The last few years have seen significant interest from private equity (PE) funds in oil and gas growing steadily, with 2014 in particular bringing healthy PE-backed M&A activity to the North East economy, predominantly in the service sector.

But no doubt, the biggest story to come out of 2014 was the steep decline in oil prices during the last six months of the year.
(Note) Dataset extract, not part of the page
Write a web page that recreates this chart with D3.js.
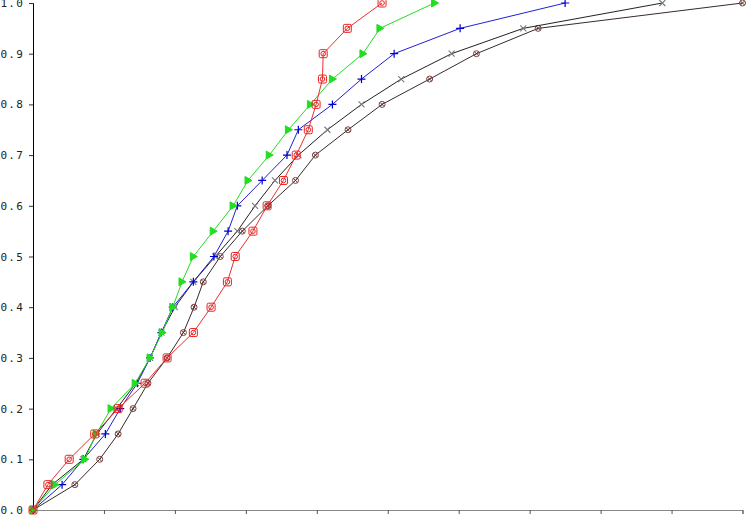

Whilst the fall did not visibly slow deal activity and flow up to the end of the year, the reason for this can be attributed to the fact that hands had been shaken on those deals long before the full extent of the plunge in prices was apparent.

With the dawn of 2015, and a new era of oil price uncertainty, PE attitudes to investment in the oil industry seem uncertain.  It is possible that prices on deals being negotiated but not yet agreed will be influenced by fears that profits and related factors such as Earnings Before Interest, Taxes, Depreciation and Amortization (EBITDA) cannot be sustained or will deliver lower than anticipated growth during a period of intense cost-control, delayed capex spend and potentially cancelled projects. 

It is also possible that some sellers will be reluctant to accept the almost inevitable lower prices, in favour of sitting tight and waiting to “see what happens”, leading to a slow down in transactions.  However, for those PE houses who understand the sector and the underlying businesses, 2015 could create opportunities to invest at lower prices in a less heated market.  With cost-reduction being one of the main drivers, the large oil service companies may well look to divest themselves of non-core divisions giving opportunities to create strong buy-and-build platforms for future growth.

Although average leverage these days is lower than it was before the financial crisis, PE may well see investment opportunities from distressed situations - where further bank debt to fund growth is either unavailable, being withdrawn or becoming more expensive due to increased scrutiny and risk of covenant breach. 

Additionally, certain sub-sectors in the industry may be attractive to PE - especially businesses which can effectively deliver innovation and efficiencies into the supply chain or environmental or health and safety advantages to enhance regulatory compliance.

So, although lower oil prices present challenges and will mean lower multiples being paid on M&A deals in 2015, potential certainly exists for smart PE investors to take advantage of the cyclical nature of the industry to acquire robust underlying businesses at attractive prices.